Starting in 1941, an increasing number of British Airmen found themselves as the involuntary guests of the Third Reich, and the Crown was casting about for ways and means to facilitate their escape…

Now obviously, one of the most helpful aids to that end is a useful and accurate map, one showing not only where stuff was, but also showing the locations of ‘safe houses’ where a POW on-the-lam could go for food and shelter.

Paper maps had some real drawbacks — they make a lot of noise when you open and fold them, they wear out rapidly, and if they get wet, they turn into mush.

Someone in MI-5 (similar to America’s OSS) got the idea of printing escape maps on silk. It’s durable, can be scrunched-up into tiny wads and unfolded as many times as needed, and makes no noise whatsoever.

At that time, there was only one manufacturer in Great Britain that had perfected the technology of printing on silk, and that was John Waddington, Ltd. When approached by the government, the firm was only too happy to do its bit for the war effort.

By pure coincidence, Waddington was also the U.K. Licensee for the popular American board game, Monopoly. As it happened, ’games and pastimes’ was a category of item qualified for insertion into ‘CARE packages’, dispatched by the International Red Cross to prisoners of war.

Under the strictest of secrecy, in a securely guarded and inaccessible old workshop on the grounds of Waddington’s, a group of sworn-to-secrecy employees began mass-producing escape maps, keyed to each region of Germany or Italy where Allied POW camps were regional system). When processed, these maps could be folded into such tiny dots that they would actually fit inside a Monopoly playing piece.

As long as they were at it, the clever workmen at Waddington’s also managed to add:
1. A playing token, containing a small magnetic compass
2. A two-part metal file that could easily be screwed together
3. Useful amounts of genuine high-denomination German, Italian, and French currency, hidden within the piles of Monopoly money!

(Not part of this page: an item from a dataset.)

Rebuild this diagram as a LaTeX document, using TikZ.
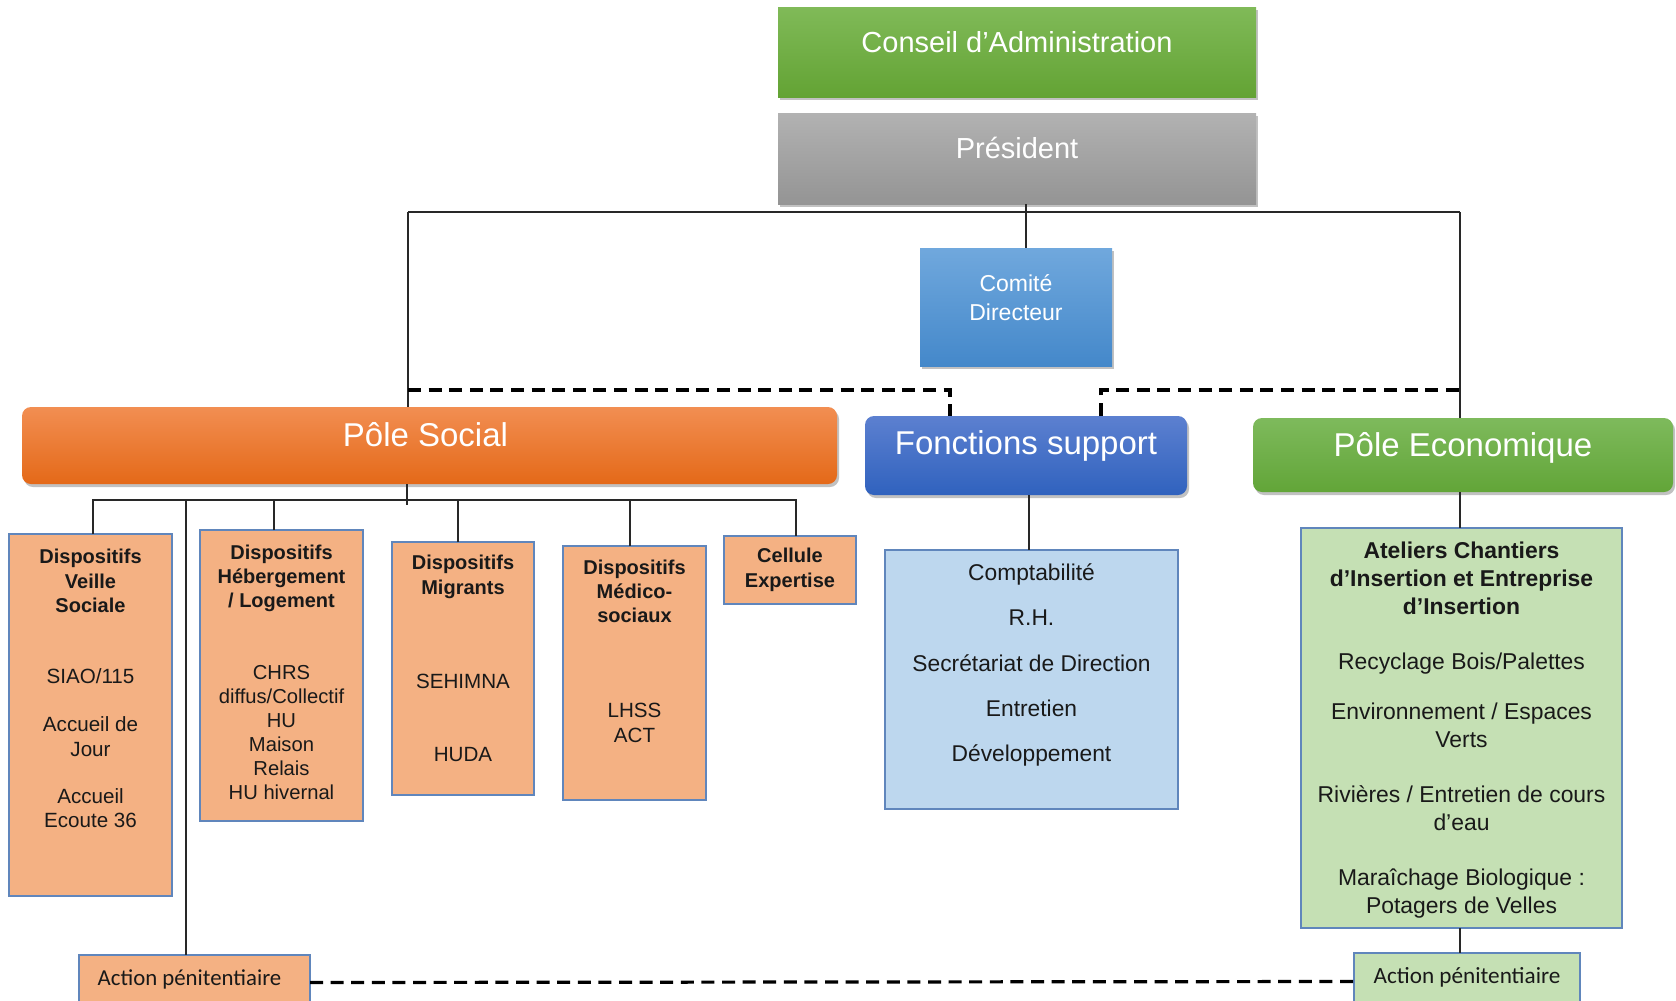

British  and American air crews were advised, before taking off on  their first mission, how to identify a ‘rigged’ Monopoly set  — by means of a tiny red dot, one cleverly rigged to look  like an ordinary printing glitch, located in the corner of the  Free Parking square.

Of the estimated 35,000 Allied POWS who successfully escaped, an estimated one-third was aided in their flight by the rigged Monopoly sets… Everyone who did so was sworn to secrecy indefinitely, since the British Government might want to use  this highly successful ruse in still another, future war.

The  story wasn’t declassified until 2007, when the surviving  craftsmen from Waddington’s, as well as the firm itself, were  finally honored in a public  ceremony.

It’s always nice when you can play that ‘Get Out of Jail’ Free’  card!

* The bulk of this post is a cut-and-past straight from John’s email to me. John’s book Commando Kayak is also a story of a civilian designing and manufacturing goods for a military purpose, in this case, the Hohn ‘folboat’ designed by John’s father, and used by Australian special forces in the Pacific in WWII. It is a fascinating story with many dramas, and records an element of our military history – the design, manufacture and use of specialised equipment – that is seldom considered.

While the above is not a story I would normally feature on this blog, I nevertheless found it of interest, and hope that readers will enjoy it as a lighter change of pace.